Ahead of the commemoration in September, relatives of the Israelis killed have indicated they are unhappy with what Germany is offering.

“Conversations based on trust are taking place with representatives of the victims’ families,” a German interior ministry spokesman told AFP when asked about the negotiations.

He did not specify who would benefit or how much money had been earmarked, saying only that any package would “again” be financed by the federal government, the state of Bavaria and the city of Munich.

On September 5th, 1972, eight gunmen broke into the Israeli team’s flat at the Olympic village, shooting dead two and taking nine Israelis hostage, threatening to kill them unless 232 Palestinian prisoners were released.

West German police responded with a bungled rescue operation in which all nine hostages were killed, along with five of the eight hostage-takers and a police officer.

An armed police officer in a tracksuit secures the block where terrorists  held Israeli hostages at the Olympic Village in Munich on 5th September 1972.

An armed police officer in a tracksuit secures the block where terrorists held Israeli hostages at the Olympic Village in Munich on 5th September 1972. Photo: picture alliance / dpa | Horst Ossingert

The spokeswoman for the victims’ families, Ankie Spitzer, told the German media group RND that the amount currently on the table was “insulting” and threatened a boycott of this year’s commemorations.

She said Berlin was offering a total of €10 million including around €4.5 million already provided in compensation between 1972 and 2002 — an amount she said did not correspond to international standards. 

“We are angry and disappointed,” said Spitzer, the widow of fencing coach Andre Spitzer who was killed in the attack. “We never wanted to talk publicly about money but now we are forced to.”

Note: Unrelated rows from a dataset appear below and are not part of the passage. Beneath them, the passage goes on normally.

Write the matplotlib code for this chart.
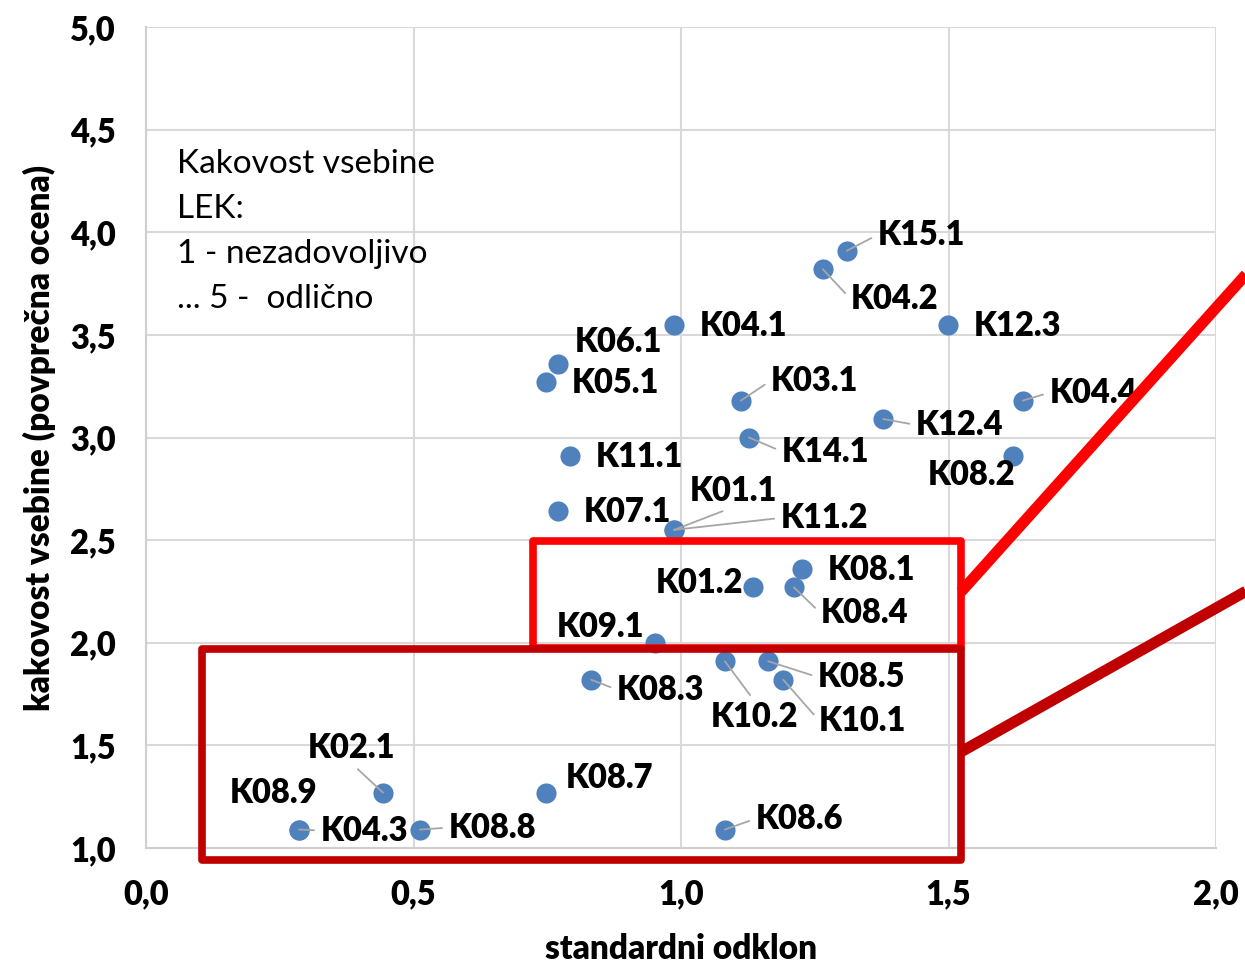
import matplotlib
matplotlib.use("Agg")
import matplotlib.pyplot as plt
from matplotlib.patches import Rectangle

plt.rcParams['font.family'] = ['Lato', 'DejaVu Sans']

# podatki
labels = ['K15.1', 'K04.2', 'K12.3', 'K04.1', 'K06.1', 'K05.1', 'K03.1', 'K04.4',
          'K12.4', 'K14.1', 'K11.1', 'K08.2', 'K07.1', 'K01.1', 'K11.2', 'K08.1',
          'K01.2', 'K08.4', 'K09.1', 'K10.2', 'K08.5', 'K08.3', 'K10.1', 'K02.1',
          'K08.7', 'K08.9', 'K04.3', 'K08.8', 'K08.6']
std_dev = [1.310, 1.265, 1.499, 0.987, 0.770, 0.748, 1.112, 1.639,
           1.378, 1.127, 0.793, 1.621, 0.770, 0.987, 0.987, 1.226,
           1.135, 1.211, 0.951, 1.082, 1.163, 0.832, 1.191, 0.443,
           0.748, 0.286, 0.286, 0.512, 1.082]
mean_score = [3.91, 3.82, 3.55, 3.55, 3.36, 3.27, 3.18, 3.18,
              3.09, 3.00, 2.91, 2.91, 2.64, 2.55, 2.55, 2.36,
              2.27, 2.27, 2.00, 1.91, 1.91, 1.82, 1.82, 1.27,
              1.27, 1.09, 1.09, 1.09, 1.09]
x_ticks = [0.0, 0.5, 1.0, 1.5, 2.0]
y_ticks = [1.0, 1.5, 2.0, 2.5, 3.0, 3.5, 4.0, 4.5, 5.0]

# odmiki oznak (v pikslih) in ali imajo povezovalno crto
label_pos = {
    'K15.1': (31, 16, True), 'K04.2': (28, -30, True), 'K12.3': (26, -1, False),
    'K04.1': (26, -1, False), 'K06.1': (17, 22, False), 'K05.1': (26, -1, False),
    'K03.1': (30, 20, True), 'K04.4': (27, 8, True), 'K12.4': (33, -6, True),
    'K14.1': (33, -14, True), 'K11.1': (25, -1, False), 'K08.2': (-85, -19, False),
    'K07.1': (26, -1, False), 'K01.1': (16, 39, True), 'K11.2': (107, 12, True),
    'K08.1': (26, -1, False), 'K01.2': (-97, 4, False), 'K08.4': (27, -26, True),
    'K09.1': (-98, 16, False), 'K10.2': (-14, -56, True), 'K08.5': (50, -16, True),
    'K08.3': (26, -10, True), 'K10.1': (36, -41, True), 'K02.1': (-75, 45, True),
    'K08.7': (20, 15, False), 'K08.9': (-69, 37, False), 'K04.3': (22, -1, True),
    'K08.8': (29, 2, True), 'K08.6': (31, 11, True),
}
relpos = {'K01.1': (0.5, 0.0), 'K10.2': (0.5, 1.0), 'K02.1': (0.5, 0.0)}

fig = plt.figure(figsize=(12.45, 9.64), dpi=100)
ax = fig.add_axes([0.1173, 0.1203, 0.8594, 0.8517])

ax.set_xlim(0, 2.0)
ax.set_ylim(1.0, 5.0)
ax.set_xticks(x_ticks)
ax.set_yticks(y_ticks)
ax.set_xticklabels([f'{v:.1f}'.replace('.', ',') for v in x_ticks])
ax.set_yticklabels([f'{v:.1f}'.replace('.', ',') for v in y_ticks])
ax.tick_params(length=0, labelsize=23.5, pad=22)
for t in ax.get_xticklabels() + ax.get_yticklabels():
    t.set_fontweight('heavy')
ax.grid(True, color='#d9d9d9', lw=1.5)
ax.set_axisbelow(True)
for s in ['top', 'right']:
    ax.spines[s].set_visible(False)
for s in ['left', 'bottom']:
    ax.spines[s].set_color('#cfcfcf')
    ax.spines[s].set_linewidth(1.5)

ax.set_xlabel('standardni odklon', fontsize=24, fontweight='heavy', labelpad=16)
ax.set_ylabel('kakovost vsebine (povprečna ocena)', fontsize=24, fontweight='heavy', labelpad=10)

ax.scatter(std_dev, mean_score, s=210, color='#4f81bd', zorder=3, linewidths=0)

for lab, x, y in zip(labels, std_dev, mean_score):
    dx, dy, leader = label_pos[lab]
    arrow = None
    if leader:
        arrow = dict(arrowstyle='-', color='#a6a6a6', lw=1.3, shrinkA=3, shrinkB=0,
                     relpos=relpos.get(lab, (0.0, 0.5)))
    ax.annotate(lab, (x, y), xytext=(dx, dy), textcoords='offset pixels',
                ha='left', va='center', fontsize=23.5, fontweight='heavy',
                arrowprops=arrow, zorder=4)

ax.text(0.029, 0.851, 'Kakovost vsebine\nLEK:\n1 - nezadovoljivo\n... 5 -  odlično',
        transform=ax.transAxes, fontsize=24, va='top', ha='left', linespacing=1.62)

# oznaceni obmocji
ax.add_patch(Rectangle((0.723, 1.974), 0.800, 0.521, fill=False, ec='#ff0000', lw=5.5,
                       joinstyle='round', clip_on=False, zorder=5))
ax.add_patch(Rectangle((0.105, 0.942), 1.418, 1.030, fill=False, ec='#c00000', lw=5.5,
                       joinstyle='round', clip_on=False, zorder=5))
ax.plot([1.523, 2.06], [2.247, 3.806], color='#ff0000', lw=8, clip_on=False,
        solid_capstyle='butt', zorder=5)
ax.plot([1.523, 2.06], [1.468, 2.257], color='#c00000', lw=8, clip_on=False,
        solid_capstyle='butt', zorder=5)

fig.savefig('out.png', dpi=100)
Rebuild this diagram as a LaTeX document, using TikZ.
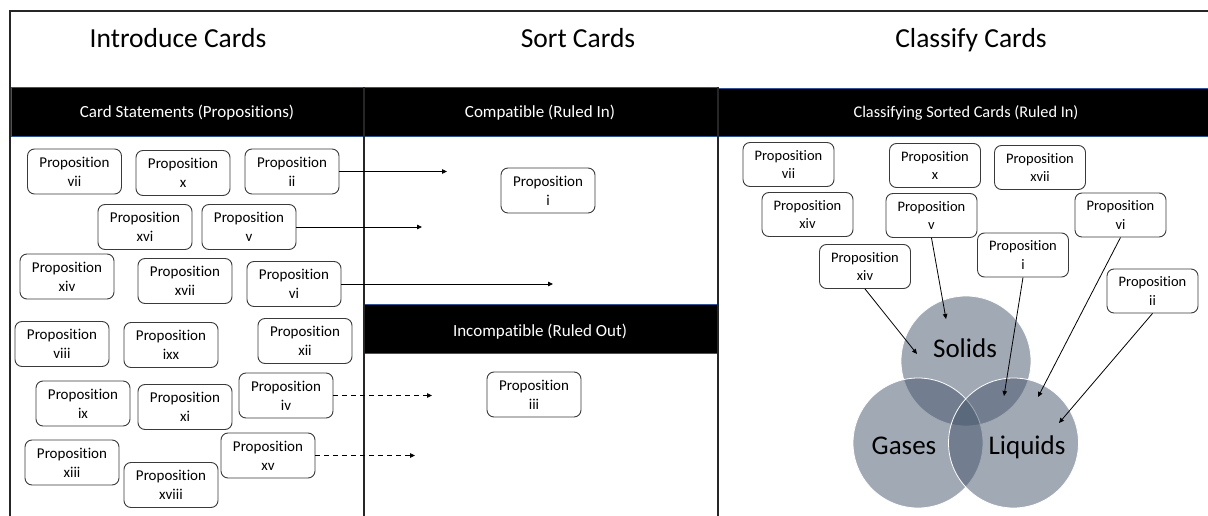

RND reported that the German and Israeli governments would like to see an accord by August 15th.

The interior ministry spokesman said that beyond compensation, Germany intended to use the anniversary for fresh “historical appraisal, remembrance and recognition”.

He said this would include the formation of a commission of German and Israeli historians to “comprehensively” establish what happened “from the perspective of the year 2022”.

This would lead to “an offer of further acts of acknowledgement of the relatives of the victims of the attack” and the “grave consequences” they suffered.